London, June 16 (IANS) Diversity that results in friction and disagreement in a team gives birth to innovative ideas, says a new study.
“The study reveals the secret to how some of the world’s most iconic video games were created. It was the diversity of the game developing team that made the difference,” said study leader professor David Stark from University of Warwick.
“Most people will say friction within a team is bad but what we’ve found from this research is that actually it’s a very good thing for creativity,” said Stark.
“But it needs social structural support to turn it into something productive — that is people who have worked with other people in the team previously,” he said.

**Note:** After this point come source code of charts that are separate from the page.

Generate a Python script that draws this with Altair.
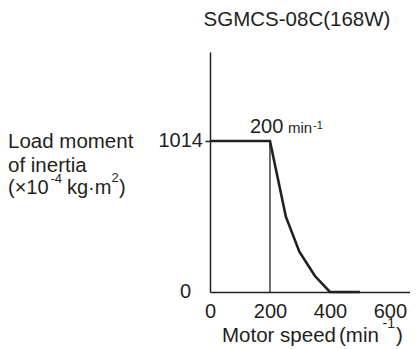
import altair as alt
import pandas as pd

# Data
speed = [0, 200, 253, 298, 350, 400, 500]
inertia = [1014, 1014, 506, 271, 107, 0, 0]
knee_speed = [200]
knee_inertia = [1014]
x_ticks = [0, 200, 400, 600]

FONT = "Liberation Sans"
COL = "#231f20"

curve_df = pd.DataFrame({"speed": speed, "inertia": inertia})
rule_df = pd.DataFrame({"speed": knee_speed, "inertia": knee_inertia})

xscale = alt.Scale(domain=[0, 667], nice=False, zero=False)
yscale = alt.Scale(domain=[0, 1612], nice=False, zero=False)

curve = alt.Chart(curve_df).mark_line(color=COL, strokeWidth=2.6, strokeJoin="miter").encode(
    x=alt.X("speed:Q", scale=xscale,
            axis=alt.Axis(values=x_ticks, ticks=False, grid=False, title=None,
                          domainColor=COL, domainWidth=1.5, labelFont=FONT,
                          labelFontSize=20, labelColor=COL, labelPadding=9,
                          labelFlush=False)),
    y=alt.Y("inertia:Q", scale=yscale,
            axis=alt.Axis(values=[1014], labels=False, grid=False, title=None,
                          tickSize=5, tickColor=COL, tickWidth=1.5,
                          domainColor=COL, domainWidth=1.5)),
)

rule = alt.Chart(rule_df).mark_rule(color=COL, strokeWidth=1.3).encode(
    x=alt.X("speed:Q", scale=xscale),
    y=alt.Y("inertia:Q", scale=yscale),
    y2=alt.datum(0),
)

# y-axis value labels placed at data y
ylab_df = pd.DataFrame({"inertia": [1014, 0], "label": ["1014", "0"], "px": [-7, -19]})
ylabels = alt.Chart(ylab_df).mark_text(font=FONT, fontSize=20, color=COL,
                                       align="right", baseline="middle").encode(
    x=alt.X("px:Q", scale=None),
    y=alt.Y("inertia:Q", scale=yscale),
    text="label:N",
)

title_df = pd.DataFrame({"t": ["SGMCS-08C(168W)"], "px": [87], "py": [-26]})
title = alt.Chart(title_df).mark_text(font=FONT, color=COL, fontSize=20.5,
                                      align="center", baseline="alphabetic").encode(
    x=alt.X("px:Q", scale=None),
    y=alt.Y("py:Q", scale=None),
    text="t:N",
)

# annotation text pieces (pixel positions relative to plot area)
texts = pd.DataFrame({
    "t": ["Load moment", "of inertia", "(\u00d710", "-4", "kg\u00b7m", "2", ")",
          "200", "min", "-1",
          "Motor speed", "(min", "-1", ")"],
    "px": [-202, -202, -202, -159.5, -143, -98.5, -91,
           40, 78, 103,
           12, 129, 172.5, 186],
    "py": [96, 119.5, 142, 131, 142, 130, 142,
           81, 81, 77,
           290, 290, 276, 290],
    "size": [20.5, 20.5, 20, 13, 20, 13, 20,
             20, 15, 11,
             20.5, 20.5, 14, 20.5],
})

ann = alt.Chart(texts).mark_text(font=FONT, color=COL, baseline="alphabetic",
                                 align="left").encode(
    x=alt.X("px:Q", scale=None),
    y=alt.Y("py:Q", scale=None),
    text="t:N",
    size=alt.Size("size:Q", scale=None, legend=None),
)

chart = alt.layer(rule, curve, ylabels, title, ann).properties(
    width=200, height=240,
    padding={"left": 202, "top": 44, "right": 0, "bottom": 57},
    autosize=alt.AutoSizeParams(type="none"),
    background="white",
).configure_view(stroke=None)

chart.save("out.html", embed_options={"renderer": "svg", "actions": False})
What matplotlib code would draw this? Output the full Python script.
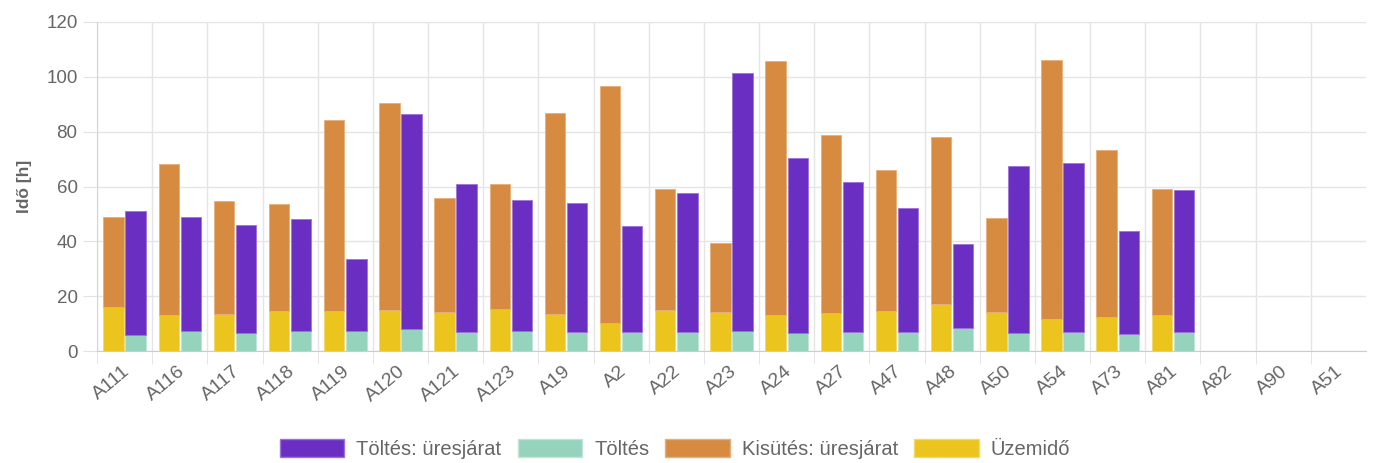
import numpy as np
import matplotlib
matplotlib.use('Agg')
import matplotlib.pyplot as plt
from matplotlib.patches import Patch

plt.rcParams['font.family'] = ['Liberation Sans', 'DejaVu Sans']

# data
categories = ['A111', 'A116', 'A117', 'A118', 'A119', 'A120', 'A121', 'A123', 'A19', 'A2',
              'A22', 'A23', 'A24', 'A27', 'A47', 'A48', 'A50', 'A54', 'A73', 'A81',
              'A82', 'A90', 'A51']
uzemido = [16.0, 13.0, 13.4, 14.5, 14.5, 14.8, 14.3, 15.4, 13.5, 10.1,
           15.0, 14.2, 13.1, 14.0, 14.5, 17.3, 14.2, 11.8, 12.5, 13.0, 0, 0, 0]
kisutes_ures = [32.9, 55.3, 41.4, 39.0, 69.9, 75.5, 41.5, 45.4, 73.2, 86.5,
                44.2, 25.3, 92.8, 64.7, 51.4, 60.9, 34.4, 94.5, 60.9, 46.2, 0, 0, 0]
toltes = [5.7, 7.4, 6.4, 7.3, 7.4, 8.1, 6.8, 7.4, 6.8, 6.8,
          6.8, 7.4, 6.4, 6.8, 6.9, 8.4, 6.4, 6.8, 6.3, 6.8, 0, 0, 0]
toltes_ures = [45.5, 41.6, 39.4, 40.8, 26.3, 78.4, 54.0, 47.7, 47.1, 38.8,
               50.8, 94.1, 63.9, 55.0, 45.3, 30.7, 61.1, 61.9, 37.3, 51.8, 0, 0, 0]

c_purple = '#6a2ec2'
c_teal = '#95d3bc'
c_orange = '#d78b40'
c_yellow = '#ebc51e'
txt = '#666666'

fig = plt.figure(figsize=(13.75, 4.63), dpi=100)
ax = fig.add_axes([97/1375, 1-351/463, 1269/1375, 329/463])

x = np.arange(len(categories))
w = 0.37
off = 0.2

ax.bar(x - off, uzemido, w, color=c_yellow, edgecolor='#f2d96b', linewidth=0.6, zorder=3)
ax.bar(x - off, kisutes_ures, w, bottom=uzemido, color=c_orange, edgecolor='#e6b07a', linewidth=0.6, zorder=3)
ax.bar(x + off, toltes, w, color=c_teal, edgecolor='#bfe5d7', linewidth=0.6, zorder=3)
ax.bar(x + off, toltes_ures, w, bottom=toltes, color=c_purple, edgecolor='#9b73d8', linewidth=0.6, zorder=3)

ax.set_xlim(-0.5, len(categories) - 0.5)
ax.set_ylim(0, 120)
ax.set_yticks(range(0, 121, 20))

ax.set_xticks(x + 0.05)
ax.set_xticklabels(categories, rotation=40, ha='right', rotation_mode='anchor', va='center')
ax.set_xticks(np.arange(len(categories)) - 0.5, minor=True)
ax.tick_params(axis='x', which='major', length=0, pad=13, labelsize=14, labelcolor=txt)
ax.tick_params(axis='x', which='minor', length=9, color='#e2e2e2')
ax.tick_params(axis='y', length=10, color='#e2e2e2', pad=4, labelsize=13.5, labelcolor=txt)

ax.grid(axis='y', color='#e5e5e5', linewidth=1, zorder=0)
ax.grid(axis='x', which='minor', color='#e5e5e5', linewidth=1, zorder=0)
ax.set_axisbelow(True)

for s in ['top', 'right']:
    ax.spines[s].set_visible(False)
ax.spines['left'].set_color('#d5d5d5')
ax.spines['bottom'].set_color('#cccccc')

ax.set_ylabel('Idő [h]', fontsize=12.5, fontweight='bold', color=txt, labelpad=10)

handles = [Patch(facecolor=c_purple, edgecolor='#9b73d8'),
           Patch(facecolor=c_teal, edgecolor='#bfe5d7'),
           Patch(facecolor=c_orange, edgecolor='#e6b07a'),
           Patch(facecolor=c_yellow, edgecolor='#f2d96b')]
labels = ['Töltés: üresjárat', 'Töltés', 'Kisütés: üresjárat', 'Üzemidő']
leg = fig.legend(handles, labels, loc='center', bbox_to_anchor=(0.491, 1-449/463), ncol=4,
                 frameon=False, fontsize=14.5, handlelength=3.2, handleheight=0.95,
                 handletextpad=0.6, columnspacing=0.8, labelcolor=txt)

fig.savefig('out.png', dpi=100)
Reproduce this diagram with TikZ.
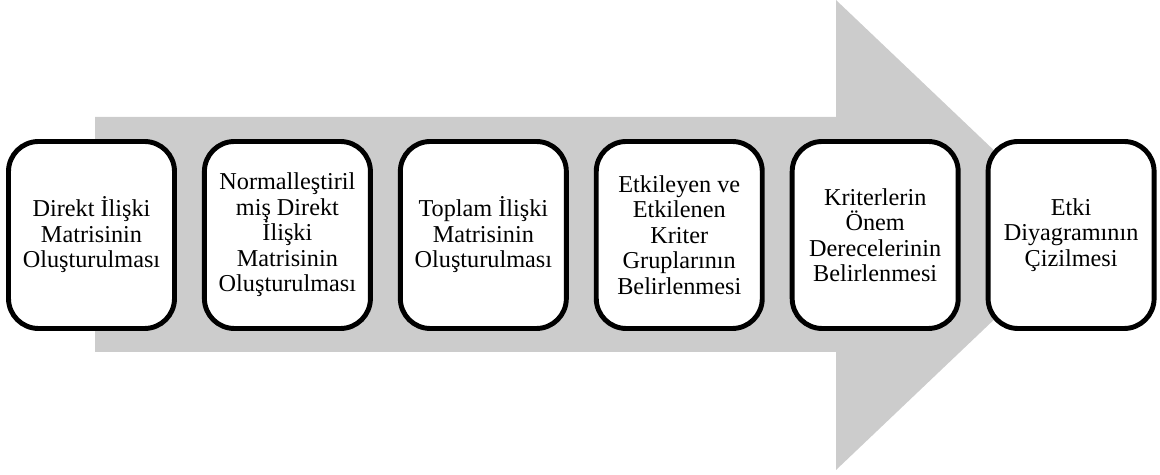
\documentclass[tikz,border=0pt]{standalone}
\usepackage{fontspec}
\setmainfont{Liberation Serif}
\usepackage{tikz}
\usetikzlibrary{positioning}

\tikzset{
	stepbox/.style={draw, line width=2.8pt, fill=white, rounded corners=0.6cm,
		minimum width=3.32cm, minimum height=3.74cm, align=center,
		font=\fontsize{13.8pt}{14.5pt}\selectfont},
}

\begin{document}
\begin{tikzpicture}[node distance=0.5cm]
	
	\useasboundingbox (0,0) rectangle (23.2,9.5);
	
	\def\ym{4.8} % middle of the arrow
	
	\coordinate (A) at (1.9,2.46);
	\coordinate (B) at (16.72,7.16);
	\coordinate (T) at (21.66,\ym);
	
	% big grey arrow
	\fill[black!20] (A) -- (A |- B) -- (B) -- (16.72,9.5) -- (T) -- (16.72,0.1) -- (B |- A) -- cycle;
	
	\node[stepbox] (s1) at (1.83,\ym) {Direkt İlişki\\Matrisinin\\Oluşturulması};
	\node[stepbox, right=of s1] (s2) {Normalleştiril\\miş Direkt\\İlişki\\Matrisinin\\Oluşturulması};
	\node[stepbox, right=of s2] (s3) {Toplam İlişki\\Matrisinin\\Oluşturulması};
	\node[stepbox, right=of s3] (s4) {Etkileyen ve\\Etkilenen\\Kriter\\Gruplarının\\Belirlenmesi};
	\node[stepbox, right=of s4] (s5) {Kriterlerin\\Önem\\Derecelerinin\\Belirlenmesi};
	\node[stepbox, right=of s5] (s6) {Etki\\Diyagramının\\Çizilmesi};
	
\end{tikzpicture}
\end{document}
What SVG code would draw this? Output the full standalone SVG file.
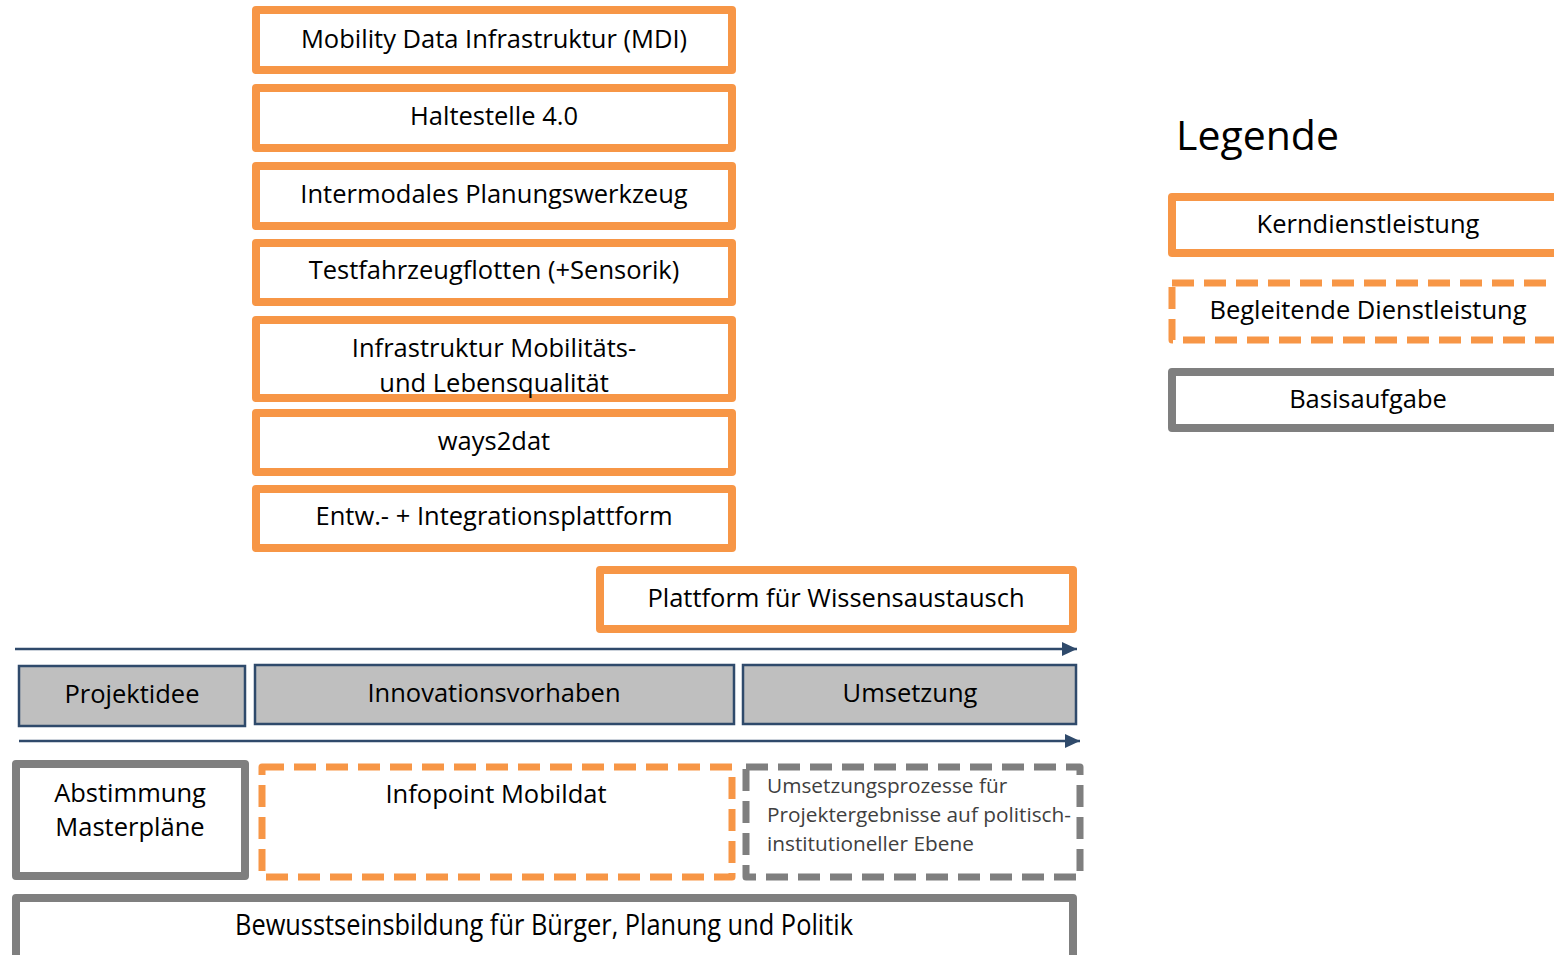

“Say you put a team of developers together and you ask them to be inventive, but they’ve all been exposed to the same things in the past, that is, they’ve worked on similar games previously or for the same companies. Well, it’s not very likely they’ll come up with something new,” Stark added.
“You obviously need diversity in a team to stimulate creativity. However, if you put together a team where they’ve all been exposed to very different things, you have the potential to innovate,” he said.
“But there are also challenges for coordination within the group because there is such a range of backgrounds,” Stark added.
The ‘Big Data’ analysis looked at the people involved in every video game invented between 1979 and 2009 – a total of 23,422 titles – including their career backgrounds and who they had worked with in the past.
He also stated that truly ground-breaking games, where “critics positively embraced their unconventional concepts”, by studying tens of thousands of reviews.
Cross-referencing the two sets of data, Stark identified patterns which specifically linked the social arrangement of a team with the degree of innovation in the products they created.
“If two people don’t understand each other’s ideas, whilst there is friction, it can be positive and lead to innovation,” Stark said.